◆ DATA BLOCK ◆
══════════
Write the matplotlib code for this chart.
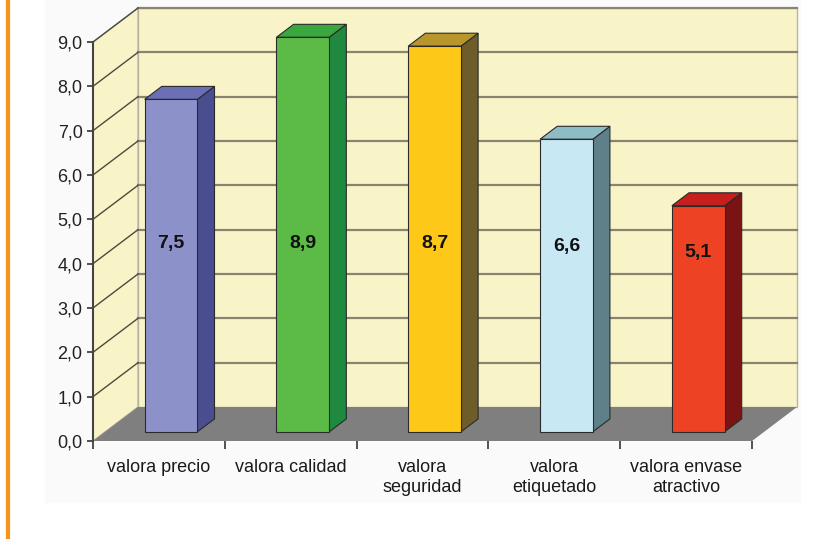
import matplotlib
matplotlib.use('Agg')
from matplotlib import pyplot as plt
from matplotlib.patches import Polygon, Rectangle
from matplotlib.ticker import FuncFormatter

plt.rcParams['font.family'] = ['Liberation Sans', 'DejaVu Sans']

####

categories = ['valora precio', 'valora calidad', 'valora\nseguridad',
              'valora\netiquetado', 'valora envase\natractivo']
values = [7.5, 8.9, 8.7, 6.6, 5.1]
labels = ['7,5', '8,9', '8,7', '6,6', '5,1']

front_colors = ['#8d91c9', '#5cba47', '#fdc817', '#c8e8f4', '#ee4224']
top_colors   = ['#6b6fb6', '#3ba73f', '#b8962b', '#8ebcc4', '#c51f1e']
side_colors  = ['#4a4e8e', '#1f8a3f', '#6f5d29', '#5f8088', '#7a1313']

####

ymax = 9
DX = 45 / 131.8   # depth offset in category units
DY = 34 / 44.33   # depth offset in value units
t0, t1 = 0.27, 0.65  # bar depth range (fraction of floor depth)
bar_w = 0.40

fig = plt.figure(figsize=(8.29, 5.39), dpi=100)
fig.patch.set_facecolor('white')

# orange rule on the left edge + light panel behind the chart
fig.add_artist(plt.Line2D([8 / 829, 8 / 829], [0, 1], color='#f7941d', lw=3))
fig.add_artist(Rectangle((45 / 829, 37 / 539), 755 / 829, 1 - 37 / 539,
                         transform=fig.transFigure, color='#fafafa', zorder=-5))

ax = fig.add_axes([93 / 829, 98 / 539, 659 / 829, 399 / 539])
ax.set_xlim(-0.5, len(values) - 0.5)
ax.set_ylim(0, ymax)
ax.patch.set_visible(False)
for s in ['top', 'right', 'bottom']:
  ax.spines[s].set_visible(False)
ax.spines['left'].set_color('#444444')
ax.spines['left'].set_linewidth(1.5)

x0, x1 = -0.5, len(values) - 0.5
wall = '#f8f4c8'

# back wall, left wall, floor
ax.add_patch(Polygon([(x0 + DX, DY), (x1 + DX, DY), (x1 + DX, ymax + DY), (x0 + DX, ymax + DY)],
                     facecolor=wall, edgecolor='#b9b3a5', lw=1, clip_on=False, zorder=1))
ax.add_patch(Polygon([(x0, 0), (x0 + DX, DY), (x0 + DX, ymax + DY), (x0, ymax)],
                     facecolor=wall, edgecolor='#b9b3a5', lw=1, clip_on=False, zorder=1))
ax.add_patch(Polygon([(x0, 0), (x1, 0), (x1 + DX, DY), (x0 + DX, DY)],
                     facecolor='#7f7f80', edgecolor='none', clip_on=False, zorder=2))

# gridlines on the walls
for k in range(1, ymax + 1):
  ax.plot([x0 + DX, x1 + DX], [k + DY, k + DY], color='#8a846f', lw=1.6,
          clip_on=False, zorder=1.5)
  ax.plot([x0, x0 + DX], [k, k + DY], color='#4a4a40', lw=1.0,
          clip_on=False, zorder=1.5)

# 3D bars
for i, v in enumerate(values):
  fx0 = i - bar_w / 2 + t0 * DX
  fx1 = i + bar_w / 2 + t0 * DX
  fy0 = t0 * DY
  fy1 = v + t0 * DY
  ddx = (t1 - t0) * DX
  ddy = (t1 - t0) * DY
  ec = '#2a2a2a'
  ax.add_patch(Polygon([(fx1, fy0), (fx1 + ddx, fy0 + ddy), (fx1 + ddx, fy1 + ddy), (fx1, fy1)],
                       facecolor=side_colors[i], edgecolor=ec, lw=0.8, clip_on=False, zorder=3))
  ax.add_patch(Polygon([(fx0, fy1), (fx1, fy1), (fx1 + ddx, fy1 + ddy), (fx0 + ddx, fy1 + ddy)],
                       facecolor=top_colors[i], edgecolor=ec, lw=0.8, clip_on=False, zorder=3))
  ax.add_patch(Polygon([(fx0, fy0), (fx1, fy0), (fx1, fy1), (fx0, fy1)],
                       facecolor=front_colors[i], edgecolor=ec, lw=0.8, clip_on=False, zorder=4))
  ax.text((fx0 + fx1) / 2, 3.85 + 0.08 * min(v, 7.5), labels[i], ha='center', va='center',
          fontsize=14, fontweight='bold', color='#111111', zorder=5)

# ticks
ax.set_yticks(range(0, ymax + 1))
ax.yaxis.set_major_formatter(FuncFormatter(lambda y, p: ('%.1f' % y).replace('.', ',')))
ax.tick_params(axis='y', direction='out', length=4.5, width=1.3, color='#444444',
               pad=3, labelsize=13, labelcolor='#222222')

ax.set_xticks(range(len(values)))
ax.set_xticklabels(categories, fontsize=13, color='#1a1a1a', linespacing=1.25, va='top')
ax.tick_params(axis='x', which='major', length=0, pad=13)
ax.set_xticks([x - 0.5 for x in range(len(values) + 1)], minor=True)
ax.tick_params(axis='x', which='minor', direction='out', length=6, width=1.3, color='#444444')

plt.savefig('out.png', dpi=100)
══════════
Retype everything in the material word for word, minus pictures.

◆ PROBLEM SOLUTION ◆
Write the matplotlib code for this chart.
import matplotlib
matplotlib.use('Agg')
from matplotlib import pyplot as plt
from matplotlib.patches import Polygon, Rectangle
from matplotlib.ticker import FuncFormatter

plt.rcParams['font.family'] = ['Liberation Sans', 'DejaVu Sans']

####

categories = ['valora precio', 'valora calidad', 'valora\nseguridad',
              'valora\netiquetado', 'valora envase\natractivo']
values = [7.5, 8.9, 8.7, 6.6, 5.1]
labels = ['7,5', '8,9', '8,7', '6,6', '5,1']

front_colors = ['#8d91c9', '#5cba47', '#fdc817', '#c8e8f4', '#ee4224']
top_colors   = ['#6b6fb6', '#3ba73f', '#b8962b', '#8ebcc4', '#c51f1e']
side_colors  = ['#4a4e8e', '#1f8a3f', '#6f5d29', '#5f8088', '#7a1313']

####

ymax = 9
DX = 45 / 131.8   # depth offset in category units
DY = 34 / 44.33   # depth offset in value units
t0, t1 = 0.27, 0.65  # bar depth range (fraction of floor depth)
bar_w = 0.40

fig = plt.figure(figsize=(8.29, 5.39), dpi=100)
fig.patch.set_facecolor('white')

# orange rule on the left edge + light panel behind the chart
fig.add_artist(plt.Line2D([8 / 829, 8 / 829], [0, 1], color='#f7941d', lw=3))
fig.add_artist(Rectangle((45 / 829, 37 / 539), 755 / 829, 1 - 37 / 539,
                         transform=fig.transFigure, color='#fafafa', zorder=-5))

ax = fig.add_axes([93 / 829, 98 / 539, 659 / 829, 399 / 539])
ax.set_xlim(-0.5, len(values) - 0.5)
ax.set_ylim(0, ymax)
ax.patch.set_visible(False)
for s in ['top', 'right', 'bottom']:
  ax.spines[s].set_visible(False)
ax.spines['left'].set_color('#444444')
ax.spines['left'].set_linewidth(1.5)

x0, x1 = -0.5, len(values) - 0.5
wall = '#f8f4c8'

# back wall, left wall, floor
ax.add_patch(Polygon([(x0 + DX, DY), (x1 + DX, DY), (x1 + DX, ymax + DY), (x0 + DX, ymax + DY)],
                     facecolor=wall, edgecolor='#b9b3a5', lw=1, clip_on=False, zorder=1))
ax.add_patch(Polygon([(x0, 0), (x0 + DX, DY), (x0 + DX, ymax + DY), (x0, ymax)],
                     facecolor=wall, edgecolor='#b9b3a5', lw=1, clip_on=False, zorder=1))
ax.add_patch(Polygon([(x0, 0), (x1, 0), (x1 + DX, DY), (x0 + DX, DY)],
                     facecolor='#7f7f80', edgecolor='none', clip_on=False, zorder=2))

# gridlines on the walls
for k in range(1, ymax + 1):
  ax.plot([x0 + DX, x1 + DX], [k + DY, k + DY], color='#8a846f', lw=1.6,
          clip_on=False, zorder=1.5)
  ax.plot([x0, x0 + DX], [k, k + DY], color='#4a4a40', lw=1.0,
          clip_on=False, zorder=1.5)

# 3D bars
for i, v in enumerate(values):
  fx0 = i - bar_w / 2 + t0 * DX
  fx1 = i + bar_w / 2 + t0 * DX
  fy0 = t0 * DY
  fy1 = v + t0 * DY
  ddx = (t1 - t0) * DX
  ddy = (t1 - t0) * DY
  ec = '#2a2a2a'
  ax.add_patch(Polygon([(fx1, fy0), (fx1 + ddx, fy0 + ddy), (fx1 + ddx, fy1 + ddy), (fx1, fy1)],
                       facecolor=side_colors[i], edgecolor=ec, lw=0.8, clip_on=False, zorder=3))
  ax.add_patch(Polygon([(fx0, fy1), (fx1, fy1), (fx1 + ddx, fy1 + ddy), (fx0 + ddx, fy1 + ddy)],
                       facecolor=top_colors[i], edgecolor=ec, lw=0.8, clip_on=False, zorder=3))
  ax.add_patch(Polygon([(fx0, fy0), (fx1, fy0), (fx1, fy1), (fx0, fy1)],
                       facecolor=front_colors[i], edgecolor=ec, lw=0.8, clip_on=False, zorder=4))
  ax.text((fx0 + fx1) / 2, 3.85 + 0.08 * min(v, 7.5), labels[i], ha='center', va='center',
          fontsize=14, fontweight='bold', color='#111111', zorder=5)

# ticks
ax.set_yticks(range(0, ymax + 1))
ax.yaxis.set_major_formatter(FuncFormatter(lambda y, p: ('%.1f' % y).replace('.', ',')))
ax.tick_params(axis='y', direction='out', length=4.5, width=1.3, color='#444444',
               pad=3, labelsize=13, labelcolor='#222222')

ax.set_xticks(range(len(values)))
ax.set_xticklabels(categories, fontsize=13, color='#1a1a1a', linespacing=1.25, va='top')
ax.tick_params(axis='x', which='major', length=0, pad=13)
ax.set_xticks([x - 0.5 for x in range(len(values) + 1)], minor=True)
ax.tick_params(axis='x', which='minor', direction='out', length=6, width=1.3, color='#444444')

plt.savefig('out.png', dpi=100)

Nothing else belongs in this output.